Watergate created a climate of investigation that finally touched theretofore sacrosanct security agencies. Eventually, press revelations forced Congress to launch its first genuine investigations of the FBI and CIA. Twelve years after the Warren Report, first the Rockefeller Commission and then Senator Frank Church’s Select Committee revealed the extent of anti-Castro covert operations, including the assassination plots, and the no less damning fact that the FBI and CIA had lied by omission to the Commission. The impact of these revelations is hard to overestimate. The notion that the CIA had dissembled in the midst of a national trauma was incomprehensible to Americans not schooled in the niceties of compartmentalization and the “need to know.” If the government could lie to itself in this situation–let alone to the public–then anything seemed possible. Healthy skepticism became corrosive cynicism and a milestone in Americans’ disbelief passed by, almost unnoticed. Now the burden of proof shifted decisively and unfairly from critics to defenders of the official story.  …

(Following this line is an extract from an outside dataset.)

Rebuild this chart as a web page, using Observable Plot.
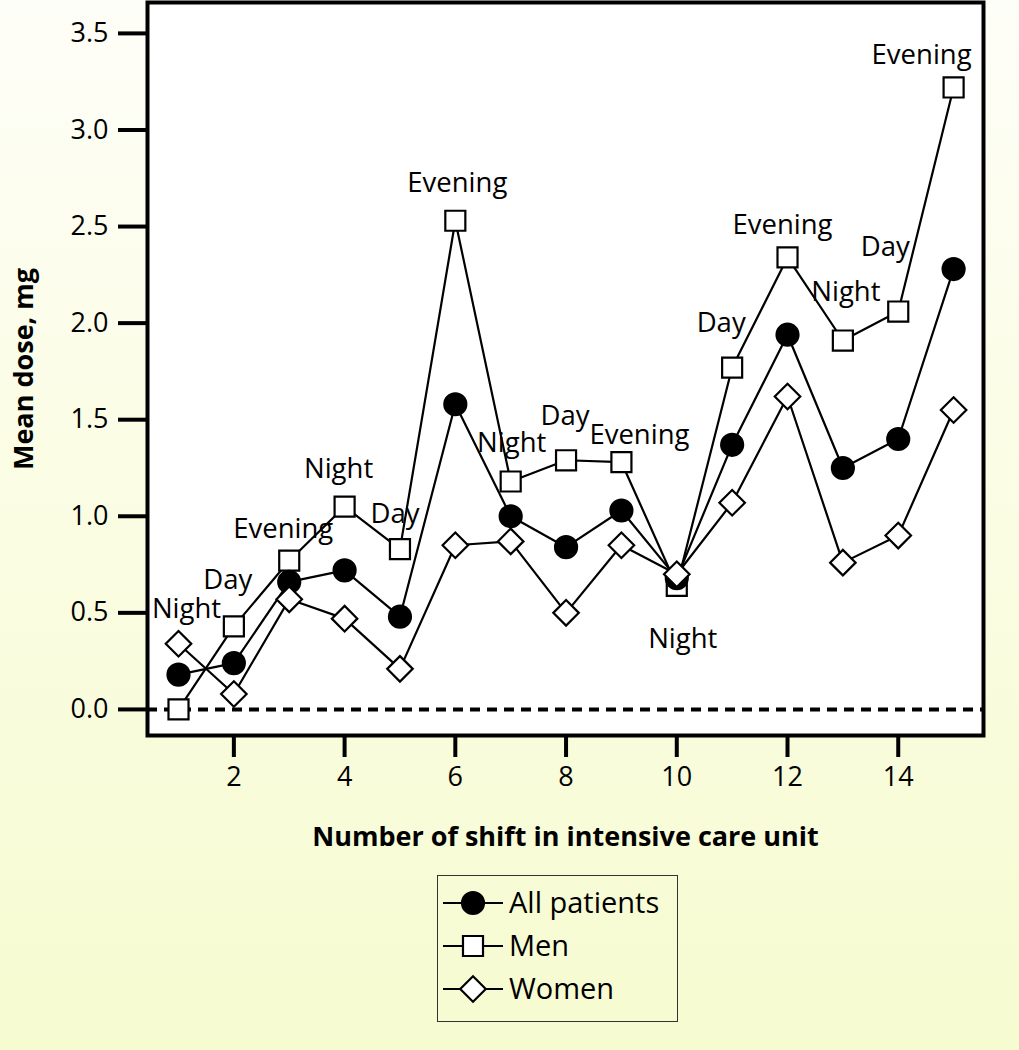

Kennedy’s pursuit of the cold war led him to embrace policies initiated under Eisenhower, including the extreme instrument of assassination, and Castro was pursued with demented vigor. Presidential decisions provoked actions, and actions led to consequences, not all anticipated and intended. Castro didn’t ask for a champion, but he came unexpectedly in the person of Lee Oswald, a bent personality consumed with ambition and political insight into how the cold war was being waged against Cuba. To Oswald, fair play ultimately meant subjecting Kennedy to the same dangers plaguing Castro.

After Dallas the Cold War defined the exigency for withholding relevant information from the Warren Commission, creating a near-mortal wound to its credibility when Frank Church finally revealed that one arm of government had deceived another.